**Instructions for the task:**
Transcribe the lines from the start of the data below through the line with "ax.spines[s].set_linewidth(1.0)", word for word and nothing more.

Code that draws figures
────────────────────────────────────────

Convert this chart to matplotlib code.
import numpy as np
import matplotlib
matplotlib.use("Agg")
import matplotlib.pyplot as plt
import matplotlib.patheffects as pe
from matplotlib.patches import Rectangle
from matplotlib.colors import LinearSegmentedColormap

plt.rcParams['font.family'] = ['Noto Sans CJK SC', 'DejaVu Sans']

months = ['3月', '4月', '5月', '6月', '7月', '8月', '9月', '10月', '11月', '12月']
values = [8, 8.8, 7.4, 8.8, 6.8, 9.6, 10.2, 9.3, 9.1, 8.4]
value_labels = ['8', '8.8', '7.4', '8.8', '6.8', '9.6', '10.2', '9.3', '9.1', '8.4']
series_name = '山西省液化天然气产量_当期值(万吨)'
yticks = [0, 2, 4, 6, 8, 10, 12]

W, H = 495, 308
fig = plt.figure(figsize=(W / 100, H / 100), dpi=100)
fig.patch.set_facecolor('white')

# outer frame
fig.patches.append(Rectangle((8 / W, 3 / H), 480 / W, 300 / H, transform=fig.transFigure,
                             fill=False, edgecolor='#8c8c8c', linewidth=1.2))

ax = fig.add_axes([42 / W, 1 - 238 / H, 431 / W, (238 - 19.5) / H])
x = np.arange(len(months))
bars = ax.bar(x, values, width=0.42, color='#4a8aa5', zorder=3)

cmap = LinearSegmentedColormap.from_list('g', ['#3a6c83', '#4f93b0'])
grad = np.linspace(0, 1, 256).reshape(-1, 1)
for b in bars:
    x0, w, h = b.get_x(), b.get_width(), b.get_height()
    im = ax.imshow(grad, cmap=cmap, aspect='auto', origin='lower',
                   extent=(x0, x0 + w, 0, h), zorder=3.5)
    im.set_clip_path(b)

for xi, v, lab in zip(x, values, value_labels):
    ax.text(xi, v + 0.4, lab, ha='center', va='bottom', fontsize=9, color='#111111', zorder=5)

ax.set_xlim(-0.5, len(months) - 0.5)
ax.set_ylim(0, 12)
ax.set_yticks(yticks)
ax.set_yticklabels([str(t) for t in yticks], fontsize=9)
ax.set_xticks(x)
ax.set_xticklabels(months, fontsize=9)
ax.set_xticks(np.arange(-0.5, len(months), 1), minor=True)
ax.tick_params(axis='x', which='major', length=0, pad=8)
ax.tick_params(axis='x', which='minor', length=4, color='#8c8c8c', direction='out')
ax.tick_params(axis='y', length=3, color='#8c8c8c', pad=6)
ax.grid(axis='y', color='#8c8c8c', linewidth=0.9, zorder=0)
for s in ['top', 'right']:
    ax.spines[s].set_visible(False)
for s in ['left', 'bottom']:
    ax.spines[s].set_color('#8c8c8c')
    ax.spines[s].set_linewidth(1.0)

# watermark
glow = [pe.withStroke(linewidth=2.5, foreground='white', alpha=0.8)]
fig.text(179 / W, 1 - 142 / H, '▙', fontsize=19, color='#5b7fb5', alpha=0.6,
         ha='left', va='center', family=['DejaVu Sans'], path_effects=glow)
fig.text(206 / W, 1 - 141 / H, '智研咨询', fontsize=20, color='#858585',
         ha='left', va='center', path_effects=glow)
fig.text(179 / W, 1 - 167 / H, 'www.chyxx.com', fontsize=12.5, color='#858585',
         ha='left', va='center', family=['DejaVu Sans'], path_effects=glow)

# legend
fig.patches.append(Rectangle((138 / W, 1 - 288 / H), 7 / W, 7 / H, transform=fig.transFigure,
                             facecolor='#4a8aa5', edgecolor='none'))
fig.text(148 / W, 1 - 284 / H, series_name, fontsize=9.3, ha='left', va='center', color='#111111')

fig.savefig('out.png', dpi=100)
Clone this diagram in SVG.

────────────────────────────────────────

**Response for this exercise:**
Convert this chart to matplotlib code.
import numpy as np
import matplotlib
matplotlib.use("Agg")
import matplotlib.pyplot as plt
import matplotlib.patheffects as pe
from matplotlib.patches import Rectangle
from matplotlib.colors import LinearSegmentedColormap

plt.rcParams['font.family'] = ['Noto Sans CJK SC', 'DejaVu Sans']

months = ['3月', '4月', '5月', '6月', '7月', '8月', '9月', '10月', '11月', '12月']
values = [8, 8.8, 7.4, 8.8, 6.8, 9.6, 10.2, 9.3, 9.1, 8.4]
value_labels = ['8', '8.8', '7.4', '8.8', '6.8', '9.6', '10.2', '9.3', '9.1', '8.4']
series_name = '山西省液化天然气产量_当期值(万吨)'
yticks = [0, 2, 4, 6, 8, 10, 12]

W, H = 495, 308
fig = plt.figure(figsize=(W / 100, H / 100), dpi=100)
fig.patch.set_facecolor('white')

# outer frame
fig.patches.append(Rectangle((8 / W, 3 / H), 480 / W, 300 / H, transform=fig.transFigure,
                             fill=False, edgecolor='#8c8c8c', linewidth=1.2))

ax = fig.add_axes([42 / W, 1 - 238 / H, 431 / W, (238 - 19.5) / H])
x = np.arange(len(months))
bars = ax.bar(x, values, width=0.42, color='#4a8aa5', zorder=3)

cmap = LinearSegmentedColormap.from_list('g', ['#3a6c83', '#4f93b0'])
grad = np.linspace(0, 1, 256).reshape(-1, 1)
for b in bars:
    x0, w, h = b.get_x(), b.get_width(), b.get_height()
    im = ax.imshow(grad, cmap=cmap, aspect='auto', origin='lower',
                   extent=(x0, x0 + w, 0, h), zorder=3.5)
    im.set_clip_path(b)

for xi, v, lab in zip(x, values, value_labels):
    ax.text(xi, v + 0.4, lab, ha='center', va='bottom', fontsize=9, color='#111111', zorder=5)

ax.set_xlim(-0.5, len(months) - 0.5)
ax.set_ylim(0, 12)
ax.set_yticks(yticks)
ax.set_yticklabels([str(t) for t in yticks], fontsize=9)
ax.set_xticks(x)
ax.set_xticklabels(months, fontsize=9)
ax.set_xticks(np.arange(-0.5, len(months), 1), minor=True)
ax.tick_params(axis='x', which='major', length=0, pad=8)
ax.tick_params(axis='x', which='minor', length=4, color='#8c8c8c', direction='out')
ax.tick_params(axis='y', length=3, color='#8c8c8c', pad=6)
ax.grid(axis='y', color='#8c8c8c', linewidth=0.9, zorder=0)
for s in ['top', 'right']:
    ax.spines[s].set_visible(False)
for s in ['left', 'bottom']:
    ax.spines[s].set_color('#8c8c8c')
    ax.spines[s].set_linewidth(1.0)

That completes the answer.